Le Québec se prépare à une éventuelle deuxième vague de COVID-19 en testant un nombre record de patients et en reconnaissant des erreurs importantes dans la gestion des premiers mois de la pandémie à Montréal.

Plus de 17 000 prélèvements ont été effectués mercredi dans les cliniques de dépistage de la province, bien au-delà de l’objectif de 14 000 tests quotidiens.

C’est le nombre le plus élevé de prélèvements effectués en 24 heures depuis le début de la crise du coronavirus : même aux jours les plus sombres de la pandémie, alors que les morts se comptaient par dizaines chaque jour, on ne testait pas les gens autant.

C’est « un nouveau record de tests de dépistage, s’est réjoui le ministre de la Santé et des Services sociaux, Christian Dubé, sur les réseaux sociaux. C’est encourageant, nous continuons le travail. »

PHOTO HUGO-SÉBASTIEN AUBERT, LA PRESSE

Christian Dubé, ministre de la Santé et des Services sociaux

Le bilan dévoilé jeudi par le gouvernement a aussi permis de voir bondir le nombre de patients hospitalisés avec la COVID-19, qui est passé de 190 à 208 en une journée. Une analyse plus fine du lieu de ces hospitalisations permet de comprendre que le nombre de nouvelles hospitalisations n’a pas augmenté de façon importante : c’est une éclosion à l’Hôpital de Saint-Eustache, chez des patients déjà sur place pour d’autres motifs, qui fait gonfler les chiffres (voir capsule à la fin du texte).

Malgré l’augmentation importante du nombre de prélèvements, le nombre de nouveaux cas déclarés est relativement bas depuis deux jours, avec seulement 122 nouveaux cas au Québec, pour un total de 59 131 malades depuis le début de la pandémie. Si Montréal ouvre toujours la marche, on a enregistré 200 cas en Montérégie depuis une semaine, soit 1 cas sur 5 rapportés au Québec. La région est au deuxième rang des plus touchées.

Par ailleurs, un changement technologique a fait en sorte que les données rapportées mercredi avaient dû être corrigées : 176 nouveaux cas avaient été ajoutés au bilan, alors qu’il aurait fallu en compter 112. Aucune mort n’avait été rapportée, alors qu’il aurait fallu en compter deux, pour un total de 5672 morts depuis l’hiver dernier.

« Stratégies divergentes » et « positions discordantes »

Alors que les bilans quotidiens sont relativement stables, le ministère de la Santé a profité de l’accalmie estivale pour faire le bilan des premiers mois de lutte contre la COVID-19 à Montréal.
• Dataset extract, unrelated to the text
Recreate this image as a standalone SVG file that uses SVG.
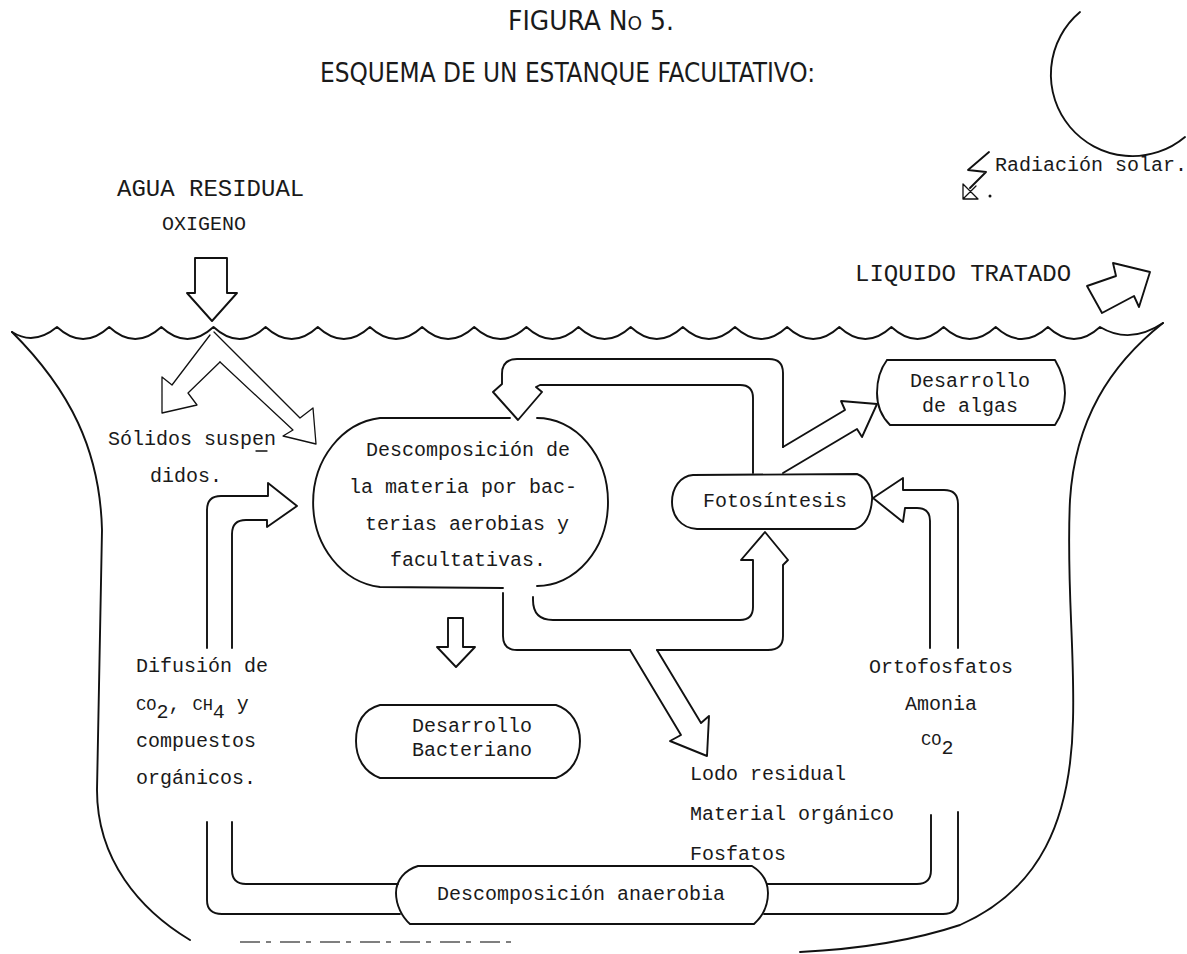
<svg xmlns="http://www.w3.org/2000/svg" width="1187" height="954" viewBox="0 0 1187 954">
<style>
.ln{fill:none;stroke:#111;stroke-width:1.9;stroke-linejoin:round;stroke-linecap:round}
.th{fill:none;stroke:#111;stroke-width:1.3;stroke-linejoin:round;stroke-linecap:round}
.tx{font-family:"Liberation Mono","Courier New",monospace;font-size:20px;fill:#1a1a1a}
.big{font-size:24px}
.ttl{font-family:"DejaVu Sans","Liberation Sans",sans-serif;font-stretch:condensed;font-size:27px;fill:#1a1a1a}
</style>
<rect width="1187" height="954" fill="#fff"/>

<g id="title">
<text class="ttl" x="508" y="30" textLength="166" lengthAdjust="spacingAndGlyphs">FIGURA N<tspan font-size="20">O</tspan> 5.</text>
<text class="ttl" x="320" y="82" textLength="495" lengthAdjust="spacingAndGlyphs">ESQUEMA DE UN ESTANQUE FACULTATIVO:</text>
</g>

<g id="sun">
<path class="ln" d="M1080,12 A80,80 0 0,0 1185,137"/>
<path class="ln" d="M989,152 L968,170 L986,172 L970,188"/>
<path class="th" d="M963,184 L963,199 L978,199 Z M963,199 L976,186"/>
<circle cx="990" cy="196" r="1.5" fill="#111"/>
<text class="tx" x="995" y="171" font-size="19.5">Radiación solar.</text>
</g>

<g id="pond">
<path class="ln" d="M12,332 Q34,346 57,327 Q83.1,351 109.2,327 Q135.25,351 161.3,327 Q187.4,351 213.5,327 Q239.55,351 265.6,327 Q291.7,351 317.8,327 Q343.85,351 369.9,327 Q396,351 422.1,327 Q448.15,351 474.2,327 Q500.3,351 526.4,327 Q552.45,351 578.5,327 Q604.6,351 630.7,327 Q656.75,351 682.8,327 Q708.9,351 735,327 Q761.05,351 787.1,327 Q813.2,351 839.3,327 Q865.35,351 891.4,327 Q917.5,351 943.6,327 Q969.65,351 995.7,327 Q1021.8,351 1047.9,327 Q1073.95,351 1100,327 Q1130,345 1163,323"/>
<path class="ln" d="M12,332 C70,390 100,450 102,530 L97,790 C97,860 140,910 190,940"/>
<path class="ln" d="M1163,323 C1110,365 1075,420 1070,500 C1066,580 1075,650 1073,720 C1071,820 1040,890 960,925 C900,945 840,950 800,952"/>
<path d="M240,942 L520,942" fill="none" stroke="#555" stroke-width="1.5" stroke-dasharray="20 6 5 9"/>
</g>

<g id="agua-residual">
<text class="tx big" x="117" y="196">AGUA RESIDUAL</text>
<text class="tx" x="162" y="230">OXIGENO</text>
</g>

<g id="liquido-tratado">
<text class="tx big" x="855" y="281">LIQUIDO TRATADO</text>
</g>

<g id="solidos">
<text class="tx" x="108" y="445" font-size="19">Sólidos suspen</text>
<path class="th" d="M256,451 L267,451"/>
<text class="tx" x="150" y="482" font-size="19">didos.</text>
</g>

<g id="descomposicion">
<path class="ln" d="M380,418 L510,418 M537,418 A71,84 0 0,1 537,586 M503,588 L380,587 A75,85 0 0,1 380,418"/>
<text class="tx" x="468" y="456" text-anchor="middle" font-size="19.5">Descomposición de</text>
<text class="tx" x="463" y="493" text-anchor="middle" font-size="19.5">la materia por bac-</text>
<text class="tx" x="467" y="530" text-anchor="middle" font-size="19.5">terias aerobias y</text>
<text class="tx" x="468" y="566" text-anchor="middle" font-size="19.5">facultativas.</text>
</g>

<g id="fotosintesis">
<path class="ln" d="M693,475 L857,474 C868,478 873,490 872,500 C871,515 865,526 855,529 L697,529 C680,528 672,515 672,502 C672,488 680,476 693,475 Z"/>
<text class="tx" x="775" y="507" text-anchor="middle">Fotosíntesis</text>
</g>

<g id="algas">
<path class="ln" d="M887,360 L1055,360 C1062,372 1065,382 1065,393 C1065,405 1061,416 1055,425 L890,425 C881,416 877,405 877,393 C877,380 881,368 887,360"/>
<text class="tx" x="970" y="387" text-anchor="middle">Desarrollo</text>
<text class="tx" x="970" y="412" text-anchor="middle">de algas</text>
</g>

<g id="bacteriano">
<path class="ln" d="M380,705 L556,705 C572,710 580,725 580,741 C580,758 572,772 556,778 L380,778 C364,772 356,758 356,741 C356,725 362,710 380,705 Z"/>
<text class="tx" x="472" y="732" text-anchor="middle">Desarrollo</text>
<text class="tx" x="472" y="756" text-anchor="middle">Bacteriano</text>
</g>

<g id="anaerobia">
<path class="ln" d="M418,866 L752,866 C763,873 768,882 768,893 C768,905 763,916 754,924 L410,924 C402,917 396,905 396,893 C396,880 405,870 418,866 Z"/>
<text class="tx" x="581" y="900" text-anchor="middle">Descomposición anaerobia</text>
</g>

<g id="difusion-label">
<text class="tx" x="136" y="672">Difusión de</text>
<text class="tx" x="136" y="710"><tspan font-size="17">CO</tspan><tspan dy="8">2</tspan><tspan dy="-8">, </tspan><tspan font-size="17">CH</tspan><tspan dy="8">4</tspan><tspan dy="-8">  y</tspan></text>
<text class="tx" x="136" y="747">compuestos</text>
<text class="tx" x="136" y="784">orgánicos.</text>
</g>

<g id="nutrientes-label">
<text class="tx" x="941" y="673" text-anchor="middle">Ortofosfatos</text>
<text class="tx" x="941" y="710" text-anchor="middle">Amonia</text>
<text class="tx" x="921" y="745"><tspan font-size="17">CO</tspan><tspan dy="9">2</tspan></text>
</g>

<g id="lodo-label">
<text class="tx" x="690" y="780">Lodo residual</text>
<text class="tx" x="690" y="820">Material orgánico</text>
<text class="tx" x="690" y="860">Fosfatos</text>
</g>

<g id="connectors">
<path class="ln" d="M195,258 L227,258 L227,293 L237,293 L212,321 L187,293 L195,293 Z"/>
<path class="th" d="M210,335 L172,385 L162,377 L162,413 L197,405 L188,393 L220,362"/>
<path class="th" d="M214,332 L300,418 L313,408 L316,444 L283,436 L293,430 L220,362"/>
<path class="ln" d="M1087,286 L1116,276 L1113,263 L1150,272 L1139,307 L1134,296 L1102,313 Z"/>
<path class="ln" d="M207,648 L207,510 Q207,496 221,496 L268,496 L268,483 L297,506 L267,527 L267,520 L246,520 Q232,520 232,534 L232,648"/>
<path class="ln" d="M958,648 L958,504 Q958,490 944,490 L903,490 L903,478 L873,498 L903,522 L905,508 L917,508 Q930,508 930,521 L930,648"/>
<path class="ln" d="M753,473 L753,398 Q753,385 740,385 L540,385 L536,387 L542,392 L518,420 L493,392 L502,384 L502,374 Q502,359 517,359 L769,359 Q783,359 783,373 L783,447"/>
<path class="ln" d="M783,447 L845,410 L841,401 L877,404 L862,437 L857,429 L783,473"/>
<path class="ln" d="M503,593 L503,636 Q503,650 517,650 L630,650 M657,650 L768,650 Q783,650 783,636 L783,565 L788,560 L765,532 L741,560 L753,560 L753,607 Q753,620 740,620 L553,620 Q533,620 533,600 L533,597"/>
<path class="ln" d="M630,650 L681,735 L670,741 L707,756 L709,716 L701,723 L657,650"/>
<path class="ln" d="M448,618 L463,618 L463,647 L475,647 L456,667 L437,647 L448,647 Z"/>
<path class="ln" d="M207,822 L207,900 Q207,914 222,914 L400,914 M232,822 L232,870 Q232,884 246,884 L398,884"/>
<path class="ln" d="M931,815 L931,870 Q931,884 917,884 L767,884 M958,812 L958,899 Q958,914 943,914 L764,914"/>
</g>
</svg>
Dans un document d’abord révélé par Le Devoir, les hauts fonctionnaires montrent du doigt la complexité du réseau de la santé à Montréal et la prise de décision parfois déconnectée du terrain.

« La plupart des PDG [d’instances du réseau montréalais de la santé] ont affirmé que certaines décisions étaient prises par les autorités, sans que quiconque se soit assuré au préalable de la faisabilité de leur application sur le territoire montréalais et surtout de leurs impacts », indique le document.

Le rapport, signé par la sous-ministre Dominique Savoie, déplore aussi l’existence de « stratégies divergentes sur un même sujet travaillées aux deux niveaux », par exemple sur les conditions pour se faire tester et des « positions discordantes sur des orientations ».

Roxane Borgès Da Silva, de l’École de santé publique de l’Université de Montréal, a analysé le rapport.

Ce sont des problèmes de gouvernance et de structures qui prévalent et qui ont empêché le système de fonctionner correctement.

Roxane Borgès Da Silva, de l’École de santé publique de l’Université de Montréal

« La réforme Barrette a implanté un système de structures et de gouvernance très complexe qui a miné la Santé publique. […] La directrice de santé publique de Montréal est imputable de la santé de tous les Montréalais, mais n’a aucun pouvoir sur les ressources humaines, a-t-elle continué. C’est incohérent. Ça ne marche pas. »

Intitulé Diagnostics de la coordination des activités de santé publique, le document formule 24 recommandations à mettre en place afin que la Ville de Montréal soit mieux outillée pour affronter une deuxième vague de COVID-19. Elles mettent notamment en lumière l’importance d’instaurer des « échanges réguliers » entre les équipes de la directrice régionale de santé publique, la Dre Mylène Drouin, et celles d’Horacio Arruda. Il faut qu’elles discutent de leurs « orientations avant de les mettre en œuvre », indique le rapport.